Ma è al giorno dopo il pronunciamento del tribunale che tutti guardano. Tra gli osservatori più attenti e direttamente coinvolti c’è l’attivista e imputato Yiğit Aksakoğlu, che dalle colonne del New York Times ha lanciato strali contro il regime erdoganiano. Il verdetto, ha detto, sarà “il funerale della società civile in Turchia”, con la prospettiva che, dopo i sette mesi di carcere preventivo che ha già dovuto subire, venga condannato ad una pena pluriennale. Si apprende inoltre che il procuratore generale che guida il processo sarebbe intenzionato a pronunciare verdetti di colpevolezza caratterizzati da ergastoli senza libertà vigilata, non solo per lo stesso Aksakoğlu, ma anche per l’architetto e attivista olandese Mücella Yapıcı, e per Osman Kavala, il filantropo turco e uomo d’affari che ha già scontato tre anni di detenzione preventiva.

SCENARI

Il processo a Gezi potrebbe sfociare in un “conflitto tra cricche all’interno dello stato” ed essere la leva per una “rottura radicale” tra la Turchia e l’Europa, ha dichiarato Ayşe Buğra, accademica turca e moglie di Osman Kavala. Ovvero essere lo strumento tra l’incudine e il martello, ma giocato sulla pelle di gente innocente. Come rappresentante turco della ONG olandese Bernard van Leer Foundation Aksakoğlu ha progettato programmi per migliorare lo sviluppo dei bambini nelle comunità urbane svantaggiate.

Il suo prossimo progetto è relativo a campi da gioco per bambini in collaborazione con il Comune di Istanbul e il suo famoso sindaco (in opposizione a Erdogan) Ekrem İmamoğlu, figura emergente del panorama politico nazionale e probabile front-man del polo anti erdoganiano. Secondo l’attivista, il governo ha rovinato la vita degli imputati di Gezi, trattandoli “come un piccolo cambiamento nelle loro tasche”.

QUI ISTANBUL

Un osservatorio privilegiato è quello del primo cittadino di Istanbul, Ekrem İmamoğlu che ha annunciato il suo pubblico sostegno ai 16 imputati nel processo Gezi. “Sembra un procedimento legale, tuttavia, è come un’esecuzione stragiudiziale”, ha detto. Ma Imamoglu non è un sindaco come come gli altri: lo scorso 23 giugno ha vinto la competizione elettorale a Istanbul dopo la sua cacciata il 6 maggio scorso per le pressioni esercitate sul Consiglio elettorale supremo (Ysk) dal presidente.

Lo stesso presidente, considerato che le elezioni locali hanno rappresentato una primizia contro il suo strapotere, sta immaginando una serie di nuove norme proprio al fine di limitare i poteri dei sindaci in tutto il paese.

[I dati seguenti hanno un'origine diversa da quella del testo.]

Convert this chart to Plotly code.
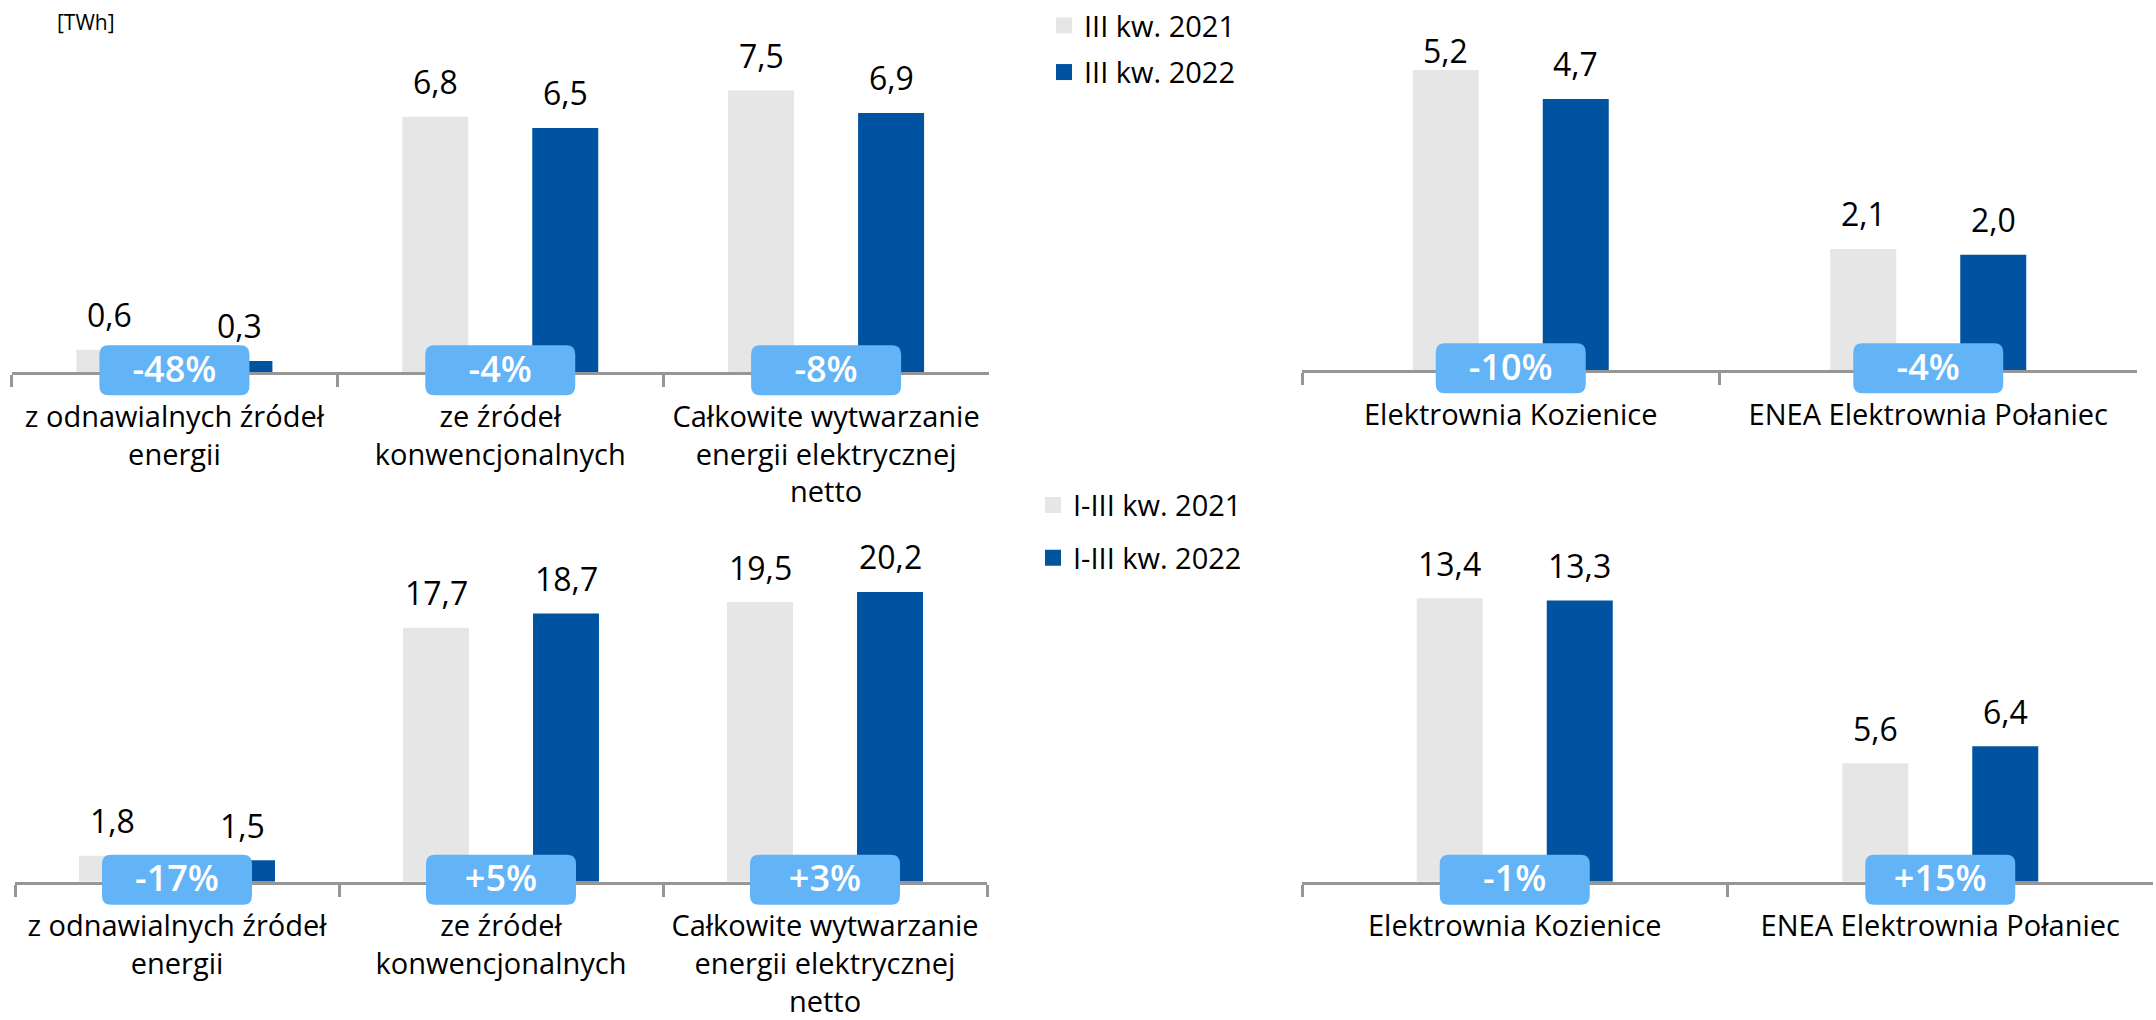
import plotly.graph_objects as go

# ------------------------------------------------------------------ data
cats_gen = [
    "z odnawialnych źródeł<br>energii",
    "ze źródeł<br>konwencjonalnych",
    "Całkowite wytwarzanie<br>energii elektrycznej<br>netto",
]
cats_plant = ["Elektrownia Kozienice", "ENEA Elektrownia Połaniec"]

q3_2021_gen = [0.6, 6.8, 7.5]
q3_2022_gen = [0.3, 6.5, 6.9]
q3_change_gen = ["-48%", "-4%", "-8%"]

q3_2021_plant = [5.2, 2.1]
q3_2022_plant = [4.7, 2.0]
q3_change_plant = ["-10%", "-4%"]

ytd_2021_gen = [1.8, 17.7, 19.5]
ytd_2022_gen = [1.5, 18.7, 20.2]
ytd_change_gen = ["-17%", "+5%", "+3%"]

ytd_2021_plant = [13.4, 5.6]
ytd_2022_plant = [13.3, 6.4]
ytd_change_plant = ["-1%", "+15%"]

names_q3 = ["III kw. 2021", "III kw. 2022"]
names_ytd = ["I-III kw. 2021", "I-III kw. 2022"]
unit_label = "[TWh]"

# ------------------------------------------------------------------ style
W, H = 2156, 1020
FONT = "Open Sans"
C_LIGHT = "#E6E6E6"
C_DARK = "#0053A0"
C_BOX = "#63B3F7"
C_AXIS = "#969696"
BAR_PX = 66          # bar width in pixels
HALF_GAP_PX = 32     # half of the gap between the two bars of a category
LABEL_RISE_PX = 35   # distance bar top -> centre of value label
BOX_W, BOX_H, BOX_R = 150, 50, 9

panels = [
    dict(ax="", cats=cats_gen, a=q3_2021_gen, b=q3_2022_gen, chg=q3_change_gen,
         names=names_q3, legend="legend", x0=11.5, x1=989, base=374, top=0,
         ppu=37.75, label_min=51),
    dict(ax="2", cats=cats_plant, a=q3_2021_plant, b=q3_2022_plant, chg=q3_change_plant,
         names=None, legend="legend", x0=1302, x1=2137, base=372, top=0,
         ppu=58.0, label_min=51),
    dict(ax="3", cats=cats_gen, a=ytd_2021_gen, b=ytd_2022_gen, chg=ytd_change_gen,
         names=names_ytd, legend="legend2", x0=15, x1=987, base=886, top=500,
         ppu=14.41, label_min=551),
    dict(ax="4", cats=cats_plant, a=ytd_2021_plant, b=ytd_2022_plant, chg=ytd_change_plant,
         names=None, legend="legend2", x0=1302, x1=2153, base=886, top=500,
         ppu=21.25, label_min=551),
]


def fmt(v):
    return f"{v:.1f}".replace(".", ",")


def rrect(w, h, r, dy=0):
    hw, hh = w / 2, h / 2
    y0, y1 = -hh + dy, hh + dy
    return (f"M{-hw + r},{y0} L{hw - r},{y0} Q{hw},{y0} {hw},{y0 + r} "
            f"L{hw},{y1 - r} Q{hw},{y1} {hw - r},{y1} L{-hw + r},{y1} "
            f"Q{-hw},{y1} {-hw},{y1 - r} L{-hw},{y0 + r} Q{-hw},{y0} {-hw + r},{y0} Z")


fig = go.Figure()
layout = {}
annotations = []
shapes = []

for p in panels:
    ax = p["ax"]
    xr, yr = "x" + ax, "y" + ax
    n = len(p["cats"])
    catpx = (p["x1"] - p["x0"]) / n
    bw = BAR_PX / catpx
    gap = HALF_GAP_PX / catpx

    for vals, col, off, sign in ((p["a"], C_LIGHT, -gap - bw, -1), (p["b"], C_DARK, gap, 1)):
        fig.add_trace(go.Bar(
            x=p["cats"], y=vals, xaxis=xr, yaxis=yr, width=bw, offset=off,
            marker=dict(color=col, line=dict(width=0)), showlegend=False,
            hovertemplate="%{y}<extra></extra>"))
        for i, v in enumerate(vals):
            top_px = p["base"] - v * p["ppu"]
            center_px = max(top_px - LABEL_RISE_PX, p["label_min"])
            annotations.append(dict(
                x=i + sign * (gap + bw / 2), y=v, xref=xr, yref=yr, text=fmt(v),
                showarrow=False, xanchor="center", yanchor="middle",
                yshift=top_px - center_px,
                font=dict(family=FONT, size=32, color="black")))

    if p["names"]:
        for nm, col in zip(p["names"], (C_LIGHT, C_DARK)):
            fig.add_trace(go.Scatter(
                x=[None], y=[None], xaxis=xr, yaxis=yr, mode="markers", name=nm,
                legend=p["legend"], legendgroup=nm,
                marker=dict(symbol="square", size=18, color=col)))

    base_paper = 1 - p["base"] / H
    for i, t in enumerate(p["chg"]):
        shapes.append(dict(
            type="path", xref=xr, yref="paper", xsizemode="pixel", ysizemode="pixel",
            xanchor=i, yanchor=base_paper, path=rrect(BOX_W, BOX_H, BOX_R, 2),
            fillcolor=C_BOX, line=dict(width=0), layer="above",
            label=dict(text=t, textposition="middle center",
                       font=dict(family=FONT, size=36, color="white", weight=600))))

    layout["xaxis" + ax] = dict(
        domain=[p["x0"] / W, p["x1"] / W], anchor=yr, type="category",
        range=[-0.5, n - 0.5], showline=True, linecolor=C_AXIS, linewidth=3,
        ticks="outside", tickson="boundaries", ticklen=12, tickwidth=2.5,
        tickcolor=C_AXIS, showgrid=False, zeroline=False, fixedrange=True,
        tickfont=dict(family=FONT, size=29, color="black"), ticklabelstandoff=17)
    layout["yaxis" + ax] = dict(
        domain=[1 - p["base"] / H, 1 - p["top"] / H], anchor=xr,
        range=[0, (p["base"] - p["top"]) / p["ppu"]], visible=False, fixedrange=True)

annotations.append(dict(
    x=86 / W, y=1 - 22 / H, xref="paper", yref="paper", text=unit_label,
    showarrow=False, xanchor="center", yanchor="middle",
    font=dict(family=FONT, size=21, color="black")))

legend_common = dict(xanchor="left", yanchor="top", bgcolor="rgba(0,0,0,0)",
                     font=dict(family=FONT, size=29, color="black"),
                     itemclick=False, itemdoubleclick=False, traceorder="grouped")

fig.update_layout(
    width=W, height=H, margin=dict(l=0, r=0, t=0, b=0),
    paper_bgcolor="white", plot_bgcolor="white",
    barmode="overlay", hovermode="closest",
    annotations=annotations, shapes=shapes,
    legend=dict(x=1044 / W, y=1, tracegroupgap=6, **legend_common),
    legend2=dict(x=1033 / W, y=1 - 482 / H, tracegroupgap=12, **legend_common),
    **layout)

fig.write_html("out.html", config={"displayModeBar": False},
               post_script="document.body.style.margin='0px';"
                           "document.body.style.overflow='hidden';")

Merito dei decreti presidenziali varati la scorsa primavera nati per ostacolare il lavoro dei sindaci dell’opposizione che ora gestiscono i comuni in precedenza guidati dall’Akp. L’esecutivo ha tolto dalle prerogative dei sindaci la nomina dei vertici delle imprese municipalizzate, per trasferirla ai consigli locali ancora guidati da esponenti dall’Akp. Si tratta di realtà che maneggiano un quantitativo significativo di denaro e di influenze, quindi molto appetibili.